→ **TASK BRIEF**
Retype, exactly as they stand, the lines from the start of the data to the line that contains "x_ticks = [1, 10, 100, 1000, 10000]", both ends included. Leave the pictures out.

→ **SUPPLIED INFORMATION**
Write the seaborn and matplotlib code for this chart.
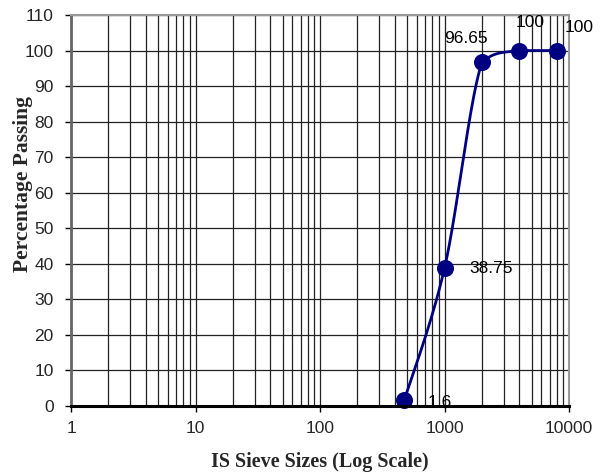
import numpy as np
import pandas as pd
import matplotlib
matplotlib.use("Agg")
import matplotlib.pyplot as plt
import seaborn as sns
from matplotlib.ticker import LogLocator, FixedLocator, NullFormatter, FuncFormatter

sieve_sizes = [475, 1000, 2000, 4000, 8000]
percent_passing = [1.6, 38.75, 96.65, 100, 100]
point_labels = ["1.6", "38.75", "96.65", "100", "100"]
y_ticks = [0, 10, 20, 30, 40, 50, 60, 70, 80, 90, 100, 110]
x_ticks = [1, 10, 100, 1000, 10000]

sns.set_theme(style="white")
plt.rcParams['font.family'] = ['Liberation Sans', 'DejaVu Sans']

fig = plt.figure(figsize=(6.06, 4.76), dpi=100)
ax = fig.add_axes([71/606, 1-406/476, 498/606, 391/476])

# Smoothed line (Bezier, 1/6 tension, control heights limited to segment range)
W, H = 498.0, 391.0
u = np.log10(np.array(sieve_sizes, float)) / 4.0 * W
v = np.array(percent_passing, float) / 110.0 * H
P = np.column_stack([u, v])
n = len(P)
curve = []
t = np.linspace(0, 1, 50)
for i in range(n - 1):
    p0 = P[i - 1] if i > 0 else P[i]
    p1 = P[i]
    p2 = P[i + 1]
    p3 = P[i + 2] if i + 2 < n else P[i + 1]
    c1 = p1 + (p2 - p0) / 6.0
    c2 = p2 - (p3 - p1) / 6.0
    lo, hi = min(p1[1], p2[1]), max(p1[1], p2[1])
    c1[1] = np.clip(c1[1], lo, hi)
    c2[1] = np.clip(c2[1], lo, hi)
    seg = ((1 - t)[:, None] ** 3 * p1 + 3 * ((1 - t) ** 2 * t)[:, None] * c1
           + 3 * ((1 - t) * t ** 2)[:, None] * c2 + (t ** 3)[:, None] * p2)
    curve.append(seg if i == 0 else seg[1:])
curve = np.vstack(curve)
smooth = pd.DataFrame({"x": 10 ** (curve[:, 0] / W * 4.0), "y": curve[:, 1] / H * 110.0})
pts = pd.DataFrame({"x": sieve_sizes, "y": percent_passing})

sns.lineplot(data=smooth, x="x", y="y", ax=ax, color="#000080", lw=2, sort=False,
             estimator=None, zorder=4)
sns.scatterplot(data=pts, x="x", y="y", ax=ax, color="#000080", s=150,
                edgecolor="#000080", linewidth=0, zorder=5, clip_on=False)

ax.set_xscale("log")
ax.set_xlim(1, 10000)
ax.set_ylim(0, 110)

ax.xaxis.set_major_locator(FixedLocator(x_ticks))
ax.xaxis.set_major_formatter(FuncFormatter(lambda val, pos: f"{int(round(val))}"))
ax.xaxis.set_minor_locator(LogLocator(base=10, subs=np.arange(2, 10), numticks=20))
ax.xaxis.set_minor_formatter(NullFormatter())
ax.set_yticks(y_ticks)

ax.grid(True, which="major", axis="both", color="#222222", lw=0.9)
ax.grid(True, which="minor", axis="x", color="#222222", lw=0.9)
ax.set_axisbelow(True)

ax.tick_params(axis="both", which="major", direction="out", length=4.5, width=1,
               color="black", labelsize=12.5, bottom=True, left=True)
ax.tick_params(axis="y", which="major", pad=8)
ax.tick_params(axis="x", which="major", pad=6)
ax.tick_params(axis="x", which="minor", length=0)

for side in ["top", "right"]:
    ax.spines[side].set_color("#999999")
    ax.spines[side].set_linewidth(1.5)
ax.spines["left"].set_color("#666666")
ax.spines["left"].set_linewidth(2)
ax.spines["bottom"].set_color("black")
ax.spines["bottom"].set_linewidth(2.2)
ax.spines["bottom"].set_zorder(7)

ax.set_xlabel("IS Sieve Sizes (Log Scale)", family=["Liberation Serif", "DejaVu Serif"],
              fontweight="bold", fontsize=14.5, va="center")
ax.xaxis.set_label_coords(0.5, (406 - 462) / 391)
ax.set_ylabel("Percentage Passing", family=["Liberation Serif", "DejaVu Serif"],
              fontweight="bold", fontsize=15.5, va="center")
ax.yaxis.set_label_coords((23 - 71) / 498, (406 - 184) / 391)

offsets = [(17, -1.5, "left", "center"), (18, -0.5, "left", "center"),
           (4.5, 12, "right", "bottom"), (8, 15, "center", "bottom"),
           (5.8, 11, "left", "bottom")]
for xv, yv, lab, (dx, dy, ha, va) in zip(sieve_sizes, percent_passing, point_labels, offsets):
    ax.annotate(lab, (xv, yv), xytext=(dx, dy), textcoords="offset points",
                ha=ha, va=va, fontsize=12.5, color="black", zorder=6,
                annotation_clip=False)

fig.savefig("out.png", dpi=100)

→ **SOLUTION FOR THIS EXERCISE**
Write the seaborn and matplotlib code for this chart.
import numpy as np
import pandas as pd
import matplotlib
matplotlib.use("Agg")
import matplotlib.pyplot as plt
import seaborn as sns
from matplotlib.ticker import LogLocator, FixedLocator, NullFormatter, FuncFormatter

sieve_sizes = [475, 1000, 2000, 4000, 8000]
percent_passing = [1.6, 38.75, 96.65, 100, 100]
point_labels = ["1.6", "38.75", "96.65", "100", "100"]
y_ticks = [0, 10, 20, 30, 40, 50, 60, 70, 80, 90, 100, 110]
x_ticks = [1, 10, 100, 1000, 10000]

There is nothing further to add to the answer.